We follow the hyperparamter of ELECTRA paper (Table 7), and its official implemenation of linear warm up and decay, to train the MRPC dataset.



  • One cycle seems (didn’t run many times) to perform very similarly, with the same learning rate’s’ under default setting (pct_start…).
  • According to the lr schedule of official implementaion , it is not two phase lr shedule, but do both warmup and decay at the same time. My understanding is it is equal to this
lr = (lr-end_lr)*(1-step/total_steps)**1 + end_lr
lr = lr * min(1.0, step/total_warmup_steps)

so warm up has no effect after warming up, decay has little effect in the early phase. If you know some tensorflow, please correct me if I am wrong !!

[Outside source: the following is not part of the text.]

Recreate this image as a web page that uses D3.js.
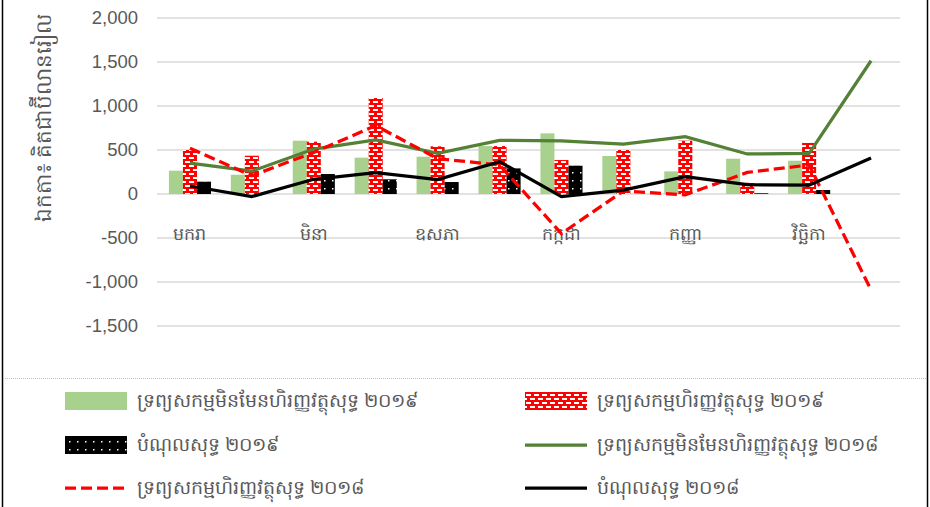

“Pretrain MLM and fintune on GLUE with fastai”

Previous posts.

  1. MaskedLM callback and ELECTRA callback

  2. TextDataLoader - faster/as fast as, but also with sliding window, cache, and bar

  3. Novel Huggingface/nlp integration: train on and show_batch hf/nlp datasets

Also follow my twitter Richard Wang for updates of this series. In the end of series, we’ll try to reproduce the result of ELECTRA from scratch with fastai.

(Spoiler alert: multi task training are on their way !!)

1 Like


  • To train not only mrpc, I create a helper get_glue_learner.
    So we can do get_glue_learner(electra_config, <task_name>)

  • I switch from Colab to using vscode connects to our lab server, and jupyter notebook in vscode can’t display pretty training sheet, so I add with learn.no_logging(), which you should remove it if you’re not using vscode.